- **Data records**
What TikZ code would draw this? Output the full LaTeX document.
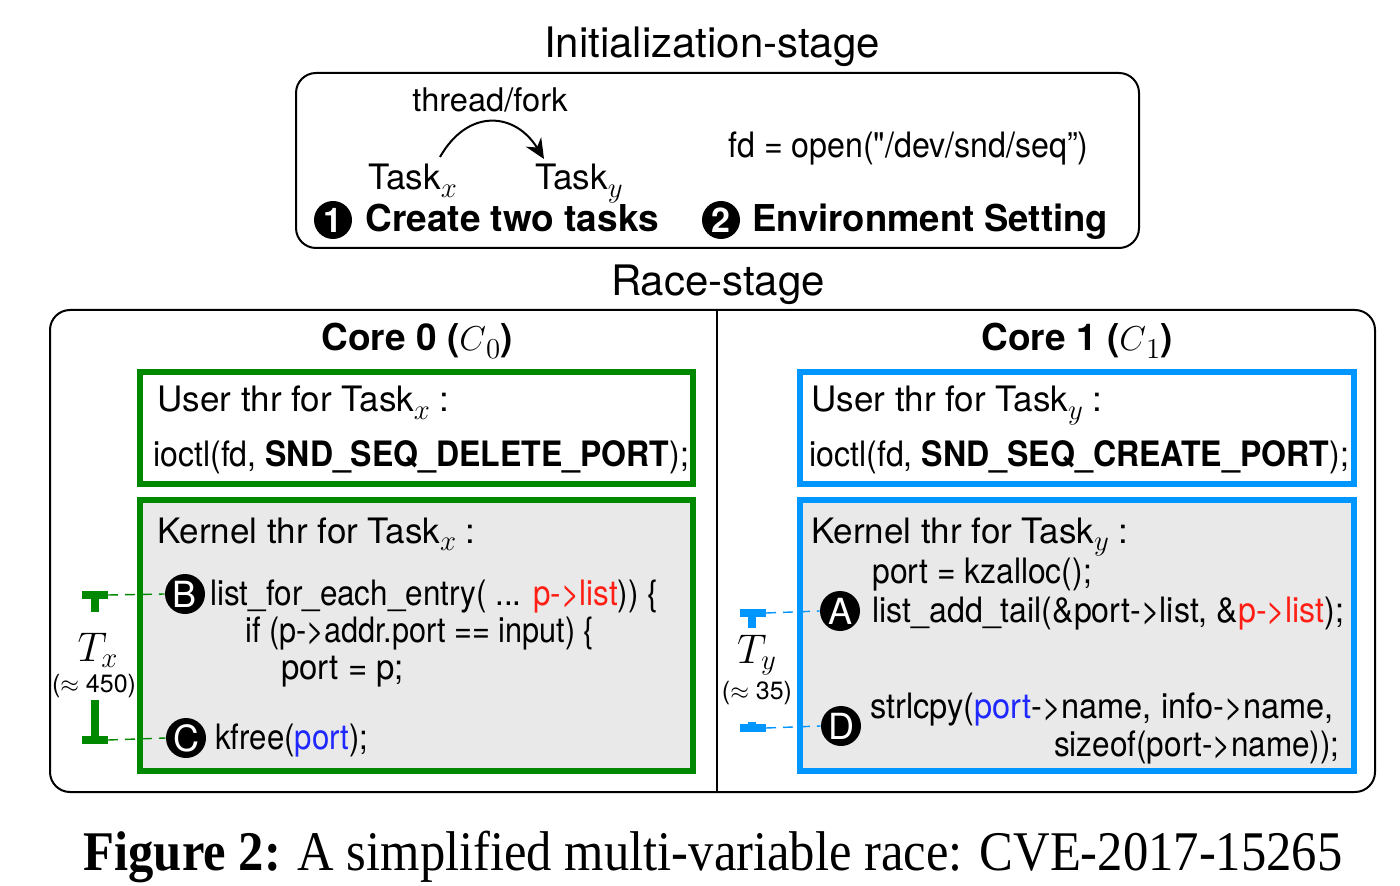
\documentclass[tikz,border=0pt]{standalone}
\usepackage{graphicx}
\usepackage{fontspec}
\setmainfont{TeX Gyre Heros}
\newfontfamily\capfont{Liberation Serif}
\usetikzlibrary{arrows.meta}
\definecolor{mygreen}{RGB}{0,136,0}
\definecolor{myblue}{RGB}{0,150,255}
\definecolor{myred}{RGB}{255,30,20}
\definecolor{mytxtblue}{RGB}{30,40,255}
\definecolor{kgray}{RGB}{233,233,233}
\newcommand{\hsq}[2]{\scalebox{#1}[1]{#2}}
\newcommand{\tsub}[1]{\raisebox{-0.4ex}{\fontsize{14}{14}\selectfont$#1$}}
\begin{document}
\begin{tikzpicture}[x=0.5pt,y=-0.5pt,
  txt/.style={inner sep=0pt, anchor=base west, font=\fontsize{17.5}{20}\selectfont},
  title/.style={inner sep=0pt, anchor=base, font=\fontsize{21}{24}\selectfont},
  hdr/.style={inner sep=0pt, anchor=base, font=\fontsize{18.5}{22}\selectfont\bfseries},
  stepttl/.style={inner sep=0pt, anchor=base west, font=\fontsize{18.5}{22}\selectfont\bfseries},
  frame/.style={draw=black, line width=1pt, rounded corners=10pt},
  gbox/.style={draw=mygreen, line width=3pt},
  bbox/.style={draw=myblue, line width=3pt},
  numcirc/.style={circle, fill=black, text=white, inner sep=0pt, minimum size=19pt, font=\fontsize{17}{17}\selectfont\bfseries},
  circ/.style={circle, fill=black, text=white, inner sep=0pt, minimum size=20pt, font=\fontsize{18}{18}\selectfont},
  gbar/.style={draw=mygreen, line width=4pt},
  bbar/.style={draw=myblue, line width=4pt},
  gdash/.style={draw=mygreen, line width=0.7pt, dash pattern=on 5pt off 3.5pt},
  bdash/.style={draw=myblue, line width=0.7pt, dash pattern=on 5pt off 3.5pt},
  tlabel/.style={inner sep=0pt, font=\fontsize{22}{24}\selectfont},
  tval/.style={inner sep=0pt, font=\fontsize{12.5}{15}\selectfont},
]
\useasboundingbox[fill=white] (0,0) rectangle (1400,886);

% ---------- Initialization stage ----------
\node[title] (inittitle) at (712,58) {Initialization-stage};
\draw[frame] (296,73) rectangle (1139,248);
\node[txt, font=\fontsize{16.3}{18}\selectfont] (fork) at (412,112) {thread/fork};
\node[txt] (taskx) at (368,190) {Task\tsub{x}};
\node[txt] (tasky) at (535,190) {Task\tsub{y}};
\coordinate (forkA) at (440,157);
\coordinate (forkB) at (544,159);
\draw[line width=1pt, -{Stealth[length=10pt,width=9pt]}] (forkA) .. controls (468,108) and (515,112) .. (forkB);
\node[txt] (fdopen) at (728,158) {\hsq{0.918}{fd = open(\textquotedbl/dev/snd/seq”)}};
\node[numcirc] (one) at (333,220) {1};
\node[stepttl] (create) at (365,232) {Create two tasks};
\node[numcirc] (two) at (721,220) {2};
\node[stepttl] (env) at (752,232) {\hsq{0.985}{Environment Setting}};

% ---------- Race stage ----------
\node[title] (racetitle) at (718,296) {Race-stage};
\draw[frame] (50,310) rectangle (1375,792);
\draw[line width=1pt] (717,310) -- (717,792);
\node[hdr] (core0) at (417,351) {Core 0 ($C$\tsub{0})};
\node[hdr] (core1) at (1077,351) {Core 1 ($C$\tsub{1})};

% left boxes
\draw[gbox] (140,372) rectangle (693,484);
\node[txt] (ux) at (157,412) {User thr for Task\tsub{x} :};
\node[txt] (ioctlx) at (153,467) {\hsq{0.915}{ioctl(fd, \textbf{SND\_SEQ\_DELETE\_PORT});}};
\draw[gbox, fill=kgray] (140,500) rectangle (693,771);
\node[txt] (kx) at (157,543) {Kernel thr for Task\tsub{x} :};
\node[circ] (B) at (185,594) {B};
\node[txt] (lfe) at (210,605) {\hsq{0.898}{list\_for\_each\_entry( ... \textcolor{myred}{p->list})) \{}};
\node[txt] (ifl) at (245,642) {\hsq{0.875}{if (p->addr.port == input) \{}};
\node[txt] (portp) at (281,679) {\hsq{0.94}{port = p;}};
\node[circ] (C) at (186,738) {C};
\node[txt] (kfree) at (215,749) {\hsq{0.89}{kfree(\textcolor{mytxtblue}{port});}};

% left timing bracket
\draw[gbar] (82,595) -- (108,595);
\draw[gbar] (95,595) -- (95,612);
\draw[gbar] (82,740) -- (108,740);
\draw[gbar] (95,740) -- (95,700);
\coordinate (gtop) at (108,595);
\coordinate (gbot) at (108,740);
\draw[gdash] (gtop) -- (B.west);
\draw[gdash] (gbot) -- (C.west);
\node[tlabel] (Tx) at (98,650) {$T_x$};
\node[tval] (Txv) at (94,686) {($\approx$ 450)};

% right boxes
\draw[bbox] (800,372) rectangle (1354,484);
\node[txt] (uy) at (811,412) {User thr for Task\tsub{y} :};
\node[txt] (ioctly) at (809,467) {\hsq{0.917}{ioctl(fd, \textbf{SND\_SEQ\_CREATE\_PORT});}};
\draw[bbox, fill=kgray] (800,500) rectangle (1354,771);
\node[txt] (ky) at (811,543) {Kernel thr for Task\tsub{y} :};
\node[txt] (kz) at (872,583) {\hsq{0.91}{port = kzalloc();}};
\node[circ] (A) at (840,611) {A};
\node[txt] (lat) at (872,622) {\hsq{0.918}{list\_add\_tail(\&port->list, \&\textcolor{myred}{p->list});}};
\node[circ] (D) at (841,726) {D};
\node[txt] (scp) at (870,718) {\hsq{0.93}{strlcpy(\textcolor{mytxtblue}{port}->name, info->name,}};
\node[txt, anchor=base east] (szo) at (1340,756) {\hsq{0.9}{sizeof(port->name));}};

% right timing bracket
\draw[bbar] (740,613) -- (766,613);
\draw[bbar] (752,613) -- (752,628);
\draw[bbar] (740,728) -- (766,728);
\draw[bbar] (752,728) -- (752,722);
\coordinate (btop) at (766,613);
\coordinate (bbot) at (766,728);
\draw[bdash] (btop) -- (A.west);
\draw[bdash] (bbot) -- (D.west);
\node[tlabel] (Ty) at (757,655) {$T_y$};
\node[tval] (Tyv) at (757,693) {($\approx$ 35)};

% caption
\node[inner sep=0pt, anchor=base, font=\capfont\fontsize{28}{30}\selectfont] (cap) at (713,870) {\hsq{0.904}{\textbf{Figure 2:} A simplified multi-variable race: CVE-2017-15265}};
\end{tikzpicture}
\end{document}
--
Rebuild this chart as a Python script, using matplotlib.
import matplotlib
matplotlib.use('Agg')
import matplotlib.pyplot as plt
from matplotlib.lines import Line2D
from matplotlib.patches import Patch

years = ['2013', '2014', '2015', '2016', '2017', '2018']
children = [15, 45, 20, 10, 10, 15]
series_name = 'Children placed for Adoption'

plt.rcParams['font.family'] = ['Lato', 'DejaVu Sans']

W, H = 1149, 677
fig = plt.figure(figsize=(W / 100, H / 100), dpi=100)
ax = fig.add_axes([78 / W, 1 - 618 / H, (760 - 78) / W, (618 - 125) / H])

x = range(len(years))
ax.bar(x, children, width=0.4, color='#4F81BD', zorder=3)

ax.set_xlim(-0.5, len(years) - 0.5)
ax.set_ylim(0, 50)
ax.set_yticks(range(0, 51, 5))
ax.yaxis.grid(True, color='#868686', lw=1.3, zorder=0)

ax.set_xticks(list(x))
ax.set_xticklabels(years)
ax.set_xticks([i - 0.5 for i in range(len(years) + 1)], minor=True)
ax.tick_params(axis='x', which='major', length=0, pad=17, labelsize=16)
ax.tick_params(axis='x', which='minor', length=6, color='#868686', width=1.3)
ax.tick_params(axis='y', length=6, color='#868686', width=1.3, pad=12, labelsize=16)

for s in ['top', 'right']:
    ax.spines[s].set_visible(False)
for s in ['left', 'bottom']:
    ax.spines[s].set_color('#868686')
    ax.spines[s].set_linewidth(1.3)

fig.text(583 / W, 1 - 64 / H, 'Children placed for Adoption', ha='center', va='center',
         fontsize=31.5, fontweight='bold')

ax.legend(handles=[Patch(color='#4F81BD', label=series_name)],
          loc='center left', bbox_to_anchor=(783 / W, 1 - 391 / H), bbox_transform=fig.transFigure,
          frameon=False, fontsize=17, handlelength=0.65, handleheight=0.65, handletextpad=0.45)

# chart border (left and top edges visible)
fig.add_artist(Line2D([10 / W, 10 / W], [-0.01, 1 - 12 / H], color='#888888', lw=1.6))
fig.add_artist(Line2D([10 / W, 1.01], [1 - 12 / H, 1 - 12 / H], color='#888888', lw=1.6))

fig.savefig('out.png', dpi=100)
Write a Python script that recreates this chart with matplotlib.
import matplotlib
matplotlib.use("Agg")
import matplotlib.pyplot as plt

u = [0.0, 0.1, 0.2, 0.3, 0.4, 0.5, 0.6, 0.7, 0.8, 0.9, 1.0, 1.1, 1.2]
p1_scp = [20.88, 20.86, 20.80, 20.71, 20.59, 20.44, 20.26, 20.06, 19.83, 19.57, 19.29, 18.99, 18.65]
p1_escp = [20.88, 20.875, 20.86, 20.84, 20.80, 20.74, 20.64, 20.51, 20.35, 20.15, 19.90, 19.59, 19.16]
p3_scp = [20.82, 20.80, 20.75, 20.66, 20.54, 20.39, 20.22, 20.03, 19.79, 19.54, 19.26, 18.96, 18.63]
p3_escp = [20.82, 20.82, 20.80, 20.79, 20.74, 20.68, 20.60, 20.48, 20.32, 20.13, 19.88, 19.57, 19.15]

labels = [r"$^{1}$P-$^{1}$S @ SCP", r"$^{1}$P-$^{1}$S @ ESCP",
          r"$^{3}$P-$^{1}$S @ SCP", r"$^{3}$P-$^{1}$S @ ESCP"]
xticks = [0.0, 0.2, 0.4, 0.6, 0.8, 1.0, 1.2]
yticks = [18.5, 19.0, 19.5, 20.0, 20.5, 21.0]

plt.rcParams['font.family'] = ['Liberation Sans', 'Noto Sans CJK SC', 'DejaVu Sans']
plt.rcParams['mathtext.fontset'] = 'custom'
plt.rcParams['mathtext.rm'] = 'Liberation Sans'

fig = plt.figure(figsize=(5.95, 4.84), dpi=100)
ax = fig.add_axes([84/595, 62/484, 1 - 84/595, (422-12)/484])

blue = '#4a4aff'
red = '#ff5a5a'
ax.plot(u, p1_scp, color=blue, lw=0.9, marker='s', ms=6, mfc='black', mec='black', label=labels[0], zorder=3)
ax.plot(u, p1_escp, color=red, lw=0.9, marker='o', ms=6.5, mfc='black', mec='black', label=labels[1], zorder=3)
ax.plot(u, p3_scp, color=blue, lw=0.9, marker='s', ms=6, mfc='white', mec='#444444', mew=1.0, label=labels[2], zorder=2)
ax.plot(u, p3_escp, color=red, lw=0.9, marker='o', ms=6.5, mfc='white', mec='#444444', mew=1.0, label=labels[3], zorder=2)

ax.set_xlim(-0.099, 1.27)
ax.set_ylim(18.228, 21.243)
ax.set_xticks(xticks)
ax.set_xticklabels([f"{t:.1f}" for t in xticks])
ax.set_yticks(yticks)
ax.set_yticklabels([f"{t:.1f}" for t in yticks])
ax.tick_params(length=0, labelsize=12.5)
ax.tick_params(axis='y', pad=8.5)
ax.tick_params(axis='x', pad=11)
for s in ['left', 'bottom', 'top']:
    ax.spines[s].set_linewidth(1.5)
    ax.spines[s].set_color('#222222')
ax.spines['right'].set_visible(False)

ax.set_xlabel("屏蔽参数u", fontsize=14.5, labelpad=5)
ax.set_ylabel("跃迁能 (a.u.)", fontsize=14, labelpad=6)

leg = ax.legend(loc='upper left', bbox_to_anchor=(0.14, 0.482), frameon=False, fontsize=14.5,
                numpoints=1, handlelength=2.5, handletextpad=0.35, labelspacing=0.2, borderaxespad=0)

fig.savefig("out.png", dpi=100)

- **Request**
Extract, word for word, the line containing "Write a Python", the line containing "ax = fig.add_axes([84/595, 62/484, 1", and every line between them.

- **Expected answer**
Write a Python script that recreates this chart with matplotlib.
import matplotlib
matplotlib.use("Agg")
import matplotlib.pyplot as plt

u = [0.0, 0.1, 0.2, 0.3, 0.4, 0.5, 0.6, 0.7, 0.8, 0.9, 1.0, 1.1, 1.2]
p1_scp = [20.88, 20.86, 20.80, 20.71, 20.59, 20.44, 20.26, 20.06, 19.83, 19.57, 19.29, 18.99, 18.65]
p1_escp = [20.88, 20.875, 20.86, 20.84, 20.80, 20.74, 20.64, 20.51, 20.35, 20.15, 19.90, 19.59, 19.16]
p3_scp = [20.82, 20.80, 20.75, 20.66, 20.54, 20.39, 20.22, 20.03, 19.79, 19.54, 19.26, 18.96, 18.63]
p3_escp = [20.82, 20.82, 20.80, 20.79, 20.74, 20.68, 20.60, 20.48, 20.32, 20.13, 19.88, 19.57, 19.15]

labels = [r"$^{1}$P-$^{1}$S @ SCP", r"$^{1}$P-$^{1}$S @ ESCP",
          r"$^{3}$P-$^{1}$S @ SCP", r"$^{3}$P-$^{1}$S @ ESCP"]
xticks = [0.0, 0.2, 0.4, 0.6, 0.8, 1.0, 1.2]
yticks = [18.5, 19.0, 19.5, 20.0, 20.5, 21.0]

plt.rcParams['font.family'] = ['Liberation Sans', 'Noto Sans CJK SC', 'DejaVu Sans']
plt.rcParams['mathtext.fontset'] = 'custom'
plt.rcParams['mathtext.rm'] = 'Liberation Sans'

fig = plt.figure(figsize=(5.95, 4.84), dpi=100)
ax = fig.add_axes([84/595, 62/484, 1 - 84/595, (422-12)/484])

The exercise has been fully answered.